__EXERCISE DESCRIPTION__: Omit every picture and return the rest of the data unaltered.

..........

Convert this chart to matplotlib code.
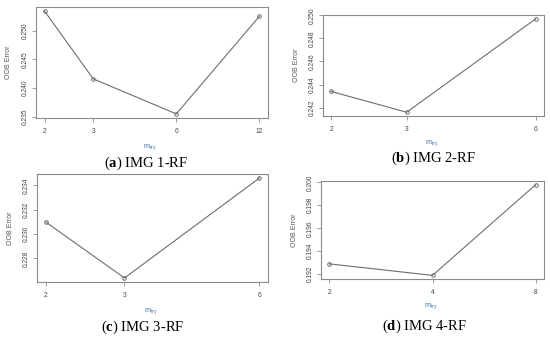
import matplotlib
matplotlib.use("Agg")
import matplotlib.pyplot as plt
import numpy as np

# ---- data ----
mtry_a = [2, 3, 6, 12]
oob_a = [0.2534, 0.2416, 0.2355, 0.2525]
yticks_a = [0.235, 0.240, 0.245, 0.250]

mtry_b = [2, 3, 6]
oob_b = [0.2434, 0.2416, 0.2497]
yticks_b = [0.242, 0.244, 0.246, 0.248, 0.250]

mtry_c = [2, 3, 6]
oob_c = [0.2310, 0.2264, 0.2346]
yticks_c = [0.228, 0.230, 0.232, 0.234]

mtry_d = [2, 4, 8]
oob_d = [0.1929, 0.1919, 0.1998]
yticks_d = [0.192, 0.194, 0.196, 0.198, 0.200]

letters = ["a", "b", "c", "d"]
captions = ["IMG 1-RF", "IMG 2-RF", "IMG 3-RF", "IMG 4-RF"]
ylabel = "OOB Error"

plt.rcParams['mathtext.fontset'] = 'custom'
plt.rcParams['mathtext.rm'] = 'Liberation Serif'
plt.rcParams['mathtext.bf'] = 'Liberation Serif:bold'

W, H = 550, 343
fig = plt.figure(figsize=(5.5, 3.43), dpi=100)
fig.patch.set_facecolor('white')

def px(x, y):
    return x / W, 1 - y / H

# box pixel geometry: left, top, right, bottom
boxes = [(36, 7, 268, 118), (323, 15, 544, 116), (37, 174, 268, 282), (321, 181, 544, 279)]
caption_pos = [(146, 163), (434, 158.5), (143, 327.5), (425, 326.5)]
xlabel_off = [29, 27.5, 29, 27]

series = [(mtry_a, oob_a, yticks_a), (mtry_b, oob_b, yticks_b),
          (mtry_c, oob_c, yticks_c), (mtry_d, oob_d, yticks_d)]

line_col = '#6e6e6e'
box_col = '#8a8a8a'
txt_col = '#444444'
blue = '#3f6fae'

for i, ((xs, ys, yt), (l, t, r, b)) in enumerate(zip(series, boxes)):
    ax = fig.add_axes([l / W, 1 - b / H, (r - l) / W, (b - t) / H])
    ax.plot(xs, ys, color=line_col, lw=0.8, marker='o', ms=2.6, mfc='none',
            mec=line_col, mew=0.7)
    ax.set_xscale('log')
    lx = np.log10(xs)
    rx = lx.max() - lx.min()
    ax.set_xlim(10 ** (lx.min() - 0.04 * rx), 10 ** (lx.max() + 0.04 * rx))
    ry = max(ys) - min(ys)
    ax.set_ylim(min(ys) - 0.04 * ry, max(ys) + 0.04 * ry)
    ax.xaxis.set_minor_locator(matplotlib.ticker.NullLocator())
    ax.set_xticks(xs)
    ax.set_xticklabels([str(v) for v in xs])
    ax.set_yticks(yt)
    ax.set_yticklabels([f"{v:.3f}" for v in yt], rotation=90, va='center')
    for s in ax.spines.values():
        s.set_color(box_col)
        s.set_linewidth(0.8)
    ax.tick_params(axis='both', length=3, width=0.6, color=box_col,
                   labelsize=4.8, labelcolor=txt_col, direction='out')
    ax.tick_params(axis='x', pad=4)
    ax.tick_params(axis='y', pad=2)
    for lab in ax.get_xticklabels() + ax.get_yticklabels():
        lab.set_fontfamily('Liberation Sans')
    # y label
    fig.text(*px(l - 27, (t + b) / 2), ylabel, rotation=90, ha='center', va='center',
             fontsize=5, color='#555555', family='Liberation Sans')
    # x label
    fig.text(*px((l + r) / 2 - 2, b + xlabel_off[i]), r'$\mathregular{m_{try}}$', ha='center',
             va='center', fontsize=5.2, color=blue, family='Liberation Sans')
    cx, cy = caption_pos[i]
    fig.text(*px(cx, cy), r'$\mathrm{(}\mathbf{' + letters[i] + r'}\mathrm{)}$ ' + captions[i],
             ha='center', va='center', fontsize=10.5, color='black',
             family='Liberation Serif')

fig.savefig('out.png', dpi=100, facecolor='white')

..........

__REPLY TO THE TASK__:
Convert this chart to matplotlib code.
import matplotlib
matplotlib.use("Agg")
import matplotlib.pyplot as plt
import numpy as np

# ---- data ----
mtry_a = [2, 3, 6, 12]
oob_a = [0.2534, 0.2416, 0.2355, 0.2525]
yticks_a = [0.235, 0.240, 0.245, 0.250]

mtry_b = [2, 3, 6]
oob_b = [0.2434, 0.2416, 0.2497]
yticks_b = [0.242, 0.244, 0.246, 0.248, 0.250]

mtry_c = [2, 3, 6]
oob_c = [0.2310, 0.2264, 0.2346]
yticks_c = [0.228, 0.230, 0.232, 0.234]

mtry_d = [2, 4, 8]
oob_d = [0.1929, 0.1919, 0.1998]
yticks_d = [0.192, 0.194, 0.196, 0.198, 0.200]

letters = ["a", "b", "c", "d"]
captions = ["IMG 1-RF", "IMG 2-RF", "IMG 3-RF", "IMG 4-RF"]
ylabel = "OOB Error"

plt.rcParams['mathtext.fontset'] = 'custom'
plt.rcParams['mathtext.rm'] = 'Liberation Serif'
plt.rcParams['mathtext.bf'] = 'Liberation Serif:bold'

W, H = 550, 343
fig = plt.figure(figsize=(5.5, 3.43), dpi=100)
fig.patch.set_facecolor('white')

def px(x, y):
    return x / W, 1 - y / H

# box pixel geometry: left, top, right, bottom
boxes = [(36, 7, 268, 118), (323, 15, 544, 116), (37, 174, 268, 282), (321, 181, 544, 279)]
caption_pos = [(146, 163), (434, 158.5), (143, 327.5), (425, 326.5)]
xlabel_off = [29, 27.5, 29, 27]

series = [(mtry_a, oob_a, yticks_a), (mtry_b, oob_b, yticks_b),
          (mtry_c, oob_c, yticks_c), (mtry_d, oob_d, yticks_d)]

line_col = '#6e6e6e'
box_col = '#8a8a8a'
txt_col = '#444444'
blue = '#3f6fae'

for i, ((xs, ys, yt), (l, t, r, b)) in enumerate(zip(series, boxes)):
    ax = fig.add_axes([l / W, 1 - b / H, (r - l) / W, (b - t) / H])
    ax.plot(xs, ys, color=line_col, lw=0.8, marker='o', ms=2.6, mfc='none',
            mec=line_col, mew=0.7)
    ax.set_xscale('log')
    lx = np.log10(xs)
    rx = lx.max() - lx.min()
    ax.set_xlim(10 ** (lx.min() - 0.04 * rx), 10 ** (lx.max() + 0.04 * rx))
    ry = max(ys) - min(ys)
    ax.set_ylim(min(ys) - 0.04 * ry, max(ys) + 0.04 * ry)
    ax.xaxis.set_minor_locator(matplotlib.ticker.NullLocator())
    ax.set_xticks(xs)
    ax.set_xticklabels([str(v) for v in xs])
    ax.set_yticks(yt)
    ax.set_yticklabels([f"{v:.3f}" for v in yt], rotation=90, va='center')
    for s in ax.spines.values():
        s.set_color(box_col)
        s.set_linewidth(0.8)
    ax.tick_params(axis='both', length=3, width=0.6, color=box_col,
                   labelsize=4.8, labelcolor=txt_col, direction='out')
    ax.tick_params(axis='x', pad=4)
    ax.tick_params(axis='y', pad=2)
    for lab in ax.get_xticklabels() + ax.get_yticklabels():
        lab.set_fontfamily('Liberation Sans')
    # y label
    fig.text(*px(l - 27, (t + b) / 2), ylabel, rotation=90, ha='center', va='center',
             fontsize=5, color='#555555', family='Liberation Sans')
    # x label
    fig.text(*px((l + r) / 2 - 2, b + xlabel_off[i]), r'$\mathregular{m_{try}}$', ha='center',
             va='center', fontsize=5.2, color=blue, family='Liberation Sans')
    cx, cy = caption_pos[i]
    fig.text(*px(cx, cy), r'$\mathrm{(}\mathbf{' + letters[i] + r'}\mathrm{)}$ ' + captions[i],
             ha='center', va='center', fontsize=10.5, color='black',
             family='Liberation Serif')

fig.savefig('out.png', dpi=100, facecolor='white')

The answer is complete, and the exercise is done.